Vaeya appears to be a modern Indian-style name, likely inspired by Sanskrit sounds suggesting movement, air, or life.
Vaeya is a name that lives at the creative frontier of contemporary naming — a construction whose components suggest multiple possible origins while remaining genuinely novel as a complete form. The ae digraph places it in dialogue with ancient and medieval orthographies: ae appears in Latin (as in aether, alma mater, and the classical pronunciation of names like Caecilia), in Old English, and across Celtic languages, where it typically signals a long vowel or a particular front-vowel quality. Used in a modern name, it imparts an archaic visual elegance that distinguishes Vaeya from straightforward phonetic spellings.
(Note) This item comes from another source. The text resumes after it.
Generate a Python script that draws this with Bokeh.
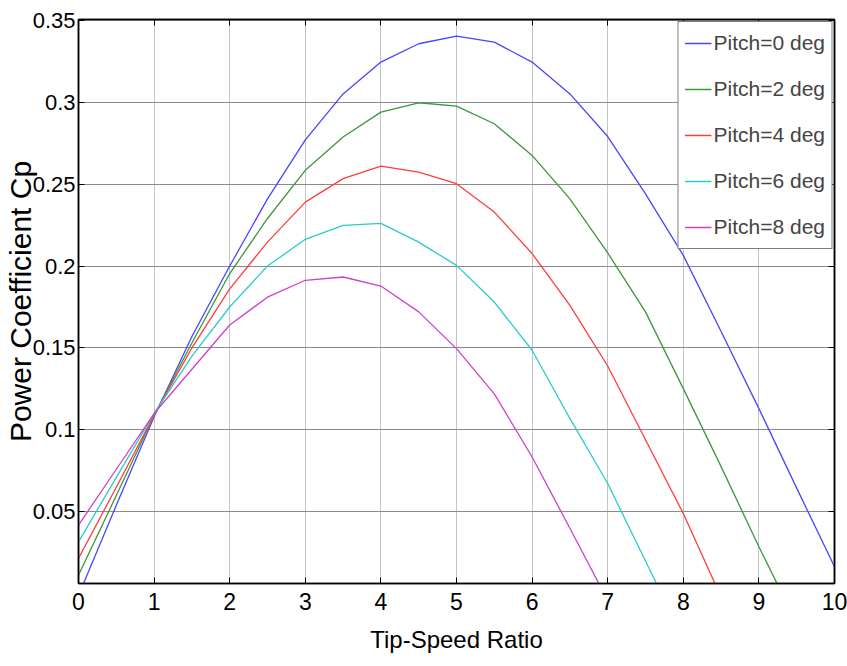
from bokeh.plotting import figure
from bokeh.models import (Range1d, LinearAxis, FixedTicker, Legend, LegendItem,
                          CustomLabelingPolicy)
from bokeh.embed import file_html
from bokeh.resources import INLINE

# ---- data ----
tsr = [0, 0.5, 1, 1.5, 2, 2.5, 3, 3.5, 4, 4.5, 5, 5.5, 6, 6.5, 7, 7.5, 8, 8.5, 9, 9.5, 10]

cp_pitch0 = [-0.001, 0.054, 0.108, 0.157, 0.200, 0.241, 0.277, 0.305, 0.3244, 0.3356, 0.3403,
             0.3366, 0.3244, 0.305, 0.279, 0.244, 0.2065, 0.160, 0.113, 0.0645, 0.0165]
cp_pitch2 = [0.0114, 0.060, 0.109, 0.153, 0.1954, 0.229, 0.2584, 0.2787, 0.2939, 0.2996, 0.2976,
             0.2868, 0.2675, 0.241, 0.208, 0.172, 0.1252, 0.0776, 0.0287, -0.018]
cp_pitch4 = [0.0216, 0.065, 0.109, 0.150, 0.186, 0.2146, 0.239, 0.2533, 0.261, 0.2573, 0.2502,
             0.2329, 0.2076, 0.176, 0.139, 0.094, 0.049, -0.002]
cp_pitch6 = [0.0317, 0.071, 0.110, 0.145, 0.175, 0.200, 0.2163, 0.2248, 0.2260, 0.2146, 0.2004,
             0.178, 0.1486, 0.107, 0.0673, 0.020, -0.027]
cp_pitch8 = [0.0419, 0.076, 0.110, 0.137, 0.164, 0.181, 0.1913, 0.1933, 0.1878, 0.172, 0.1496,
             0.122, 0.0835, 0.040, -0.004]

series_labels = ["Pitch=0 deg", "Pitch=2 deg", "Pitch=4 deg", "Pitch=6 deg", "Pitch=8 deg"]
series_values = [cp_pitch0, cp_pitch2, cp_pitch4, cp_pitch6, cp_pitch8]
series_colors = ["#4646ff", "#3c963c", "#ff3c3c", "#2ccaca", "#cf3fcf"]

x_ticks = [0, 1, 2, 3, 4, 5, 6, 7, 8, 9, 10]
y_ticks = [0.05, 0.1, 0.15, 0.2, 0.25, 0.3, 0.35]
y_tick_labels = {0.05: "0.05", 0.1: "0.1", 0.15: "0.15", 0.2: "0.2", 0.25: "0.25", 0.3: "0.3", 0.35: "0.35"}

FONT = "Liberation Sans"

p = figure(width=847, height=666, output_backend="svg", toolbar_location=None,
           x_range=Range1d(0, 10), y_range=Range1d(0.0063, 0.3504),
           min_border_left=78, min_border_right=13, min_border_top=19, min_border_bottom=83)
p.background_fill_color = "white"
p.border_fill_color = "white"
p.outline_line_color = "black"
p.outline_line_width = 1.5

renderers = []
for lab, vals, col in zip(series_labels, series_values, series_colors):
    r = p.line(tsr[:len(vals)], vals, line_color=col, line_width=1.3)
    renderers.append((lab, r))

# axes styling
for ax in p.xaxis + p.yaxis:
    ax.major_tick_in = 6
    ax.major_tick_out = 0
    ax.minor_tick_in = 0
    ax.minor_tick_out = 0
    ax.axis_line_color = "black"
    ax.axis_line_width = 1.5
    ax.major_tick_line_color = "black"
    ax.major_label_text_font = FONT
    ax.major_label_text_color = "black"

p.xaxis.major_label_text_font_size = "23px"
p.yaxis.major_label_text_font_size = "22px"
p.xaxis.ticker = FixedTicker(ticks=x_ticks)
p.yaxis.ticker = FixedTicker(ticks=y_ticks)
p.yaxis.major_label_overrides = y_tick_labels
p.xaxis.major_label_standoff = 9
p.yaxis.major_label_standoff = 3

p.xaxis.axis_label = "Tip-Speed Ratio"
p.xaxis.axis_label_text_font = FONT
p.xaxis.axis_label_text_font_size = "24px"
p.xaxis.axis_label_text_font_style = "normal"
p.xaxis.axis_label_text_color = "black"
p.xaxis.axis_label_standoff = 13

p.yaxis.axis_label = "Power Coefficient Cp"
p.yaxis.axis_label_text_font = FONT
p.yaxis.axis_label_text_font_size = "30px"
p.yaxis.axis_label_text_font_style = "normal"
p.yaxis.axis_label_text_color = "black"
p.yaxis.axis_label_standoff = -7

# top and right axes: inward ticks only, no labels drawn
top = LinearAxis(ticker=FixedTicker(ticks=x_ticks),
                 major_label_policy=CustomLabelingPolicy(code="return []"),
                 major_label_text_font_size="0px",
                 major_tick_in=6, major_tick_out=0, minor_tick_in=0, minor_tick_out=0,
                 major_label_standoff=0, axis_line_color="black", axis_line_width=1.5)
right = LinearAxis(ticker=FixedTicker(ticks=y_ticks),
                   major_label_policy=CustomLabelingPolicy(code="return []"),
                   major_label_text_font_size="0px",
                   major_tick_in=6, major_tick_out=0, minor_tick_in=0, minor_tick_out=0,
                   major_label_standoff=0, axis_line_color="black", axis_line_width=1.5)
p.add_layout(top, "above")
p.add_layout(right, "right")

# grid
p.xgrid.ticker = FixedTicker(ticks=x_ticks)
p.ygrid.ticker = FixedTicker(ticks=y_ticks)
p.xgrid.grid_line_color = "#c4c4c4"
p.ygrid.grid_line_color = "#8a8a8a"
p.xgrid.grid_line_width = 1
p.ygrid.grid_line_width = 1

legend = Legend(items=[LegendItem(label=lab, renderers=[r]) for lab, r in renderers],
                location="top_right")
legend.border_line_color = "black"
legend.border_line_width = 1.2
legend.background_fill_color = "white"
legend.background_fill_alpha = 1
legend.label_text_font = FONT
legend.label_text_font_size = "21px"
legend.glyph_width = 27
legend.glyph_height = 30
legend.label_height = 30
legend.label_standoff = 2
legend.spacing = 16
legend.padding = 6
legend.margin = 2
p.add_layout(legend, "center")

html = file_html(p, INLINE)
open("out.html", "w").write(html)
The phonetic shape of Vaeya (VAY-ya) resonates with several traditions. It echoes the Sanskrit root vaya or vāyu — the Vedic deity of wind and breath, one of the elemental forces in Hindu cosmology, whose name gives us the Sanskrit word for air itself. In Celtic mythology, similar sound-shapes appear in names connected to the otherworld and to feminine supernatural beings.
The -ya terminal is productive across South Asian, East Asian, and modern invented naming alike, giving the name a soft, open landing that carries warmth. As a constructed name, Vaeya represents a growing category of names that parents build from aesthetic and phonetic principles rather than inheriting from a single lineage. It does not belong to any one tradition, which paradoxically allows it to belong to all of them — a name that sounds at home in a Sanskrit classroom, a fantasy novel, a Celtic history book, or a Los Angeles kindergarten. The name rewards the curiosity it provokes: asked about its origin, its bearer can construct the answer anew each time.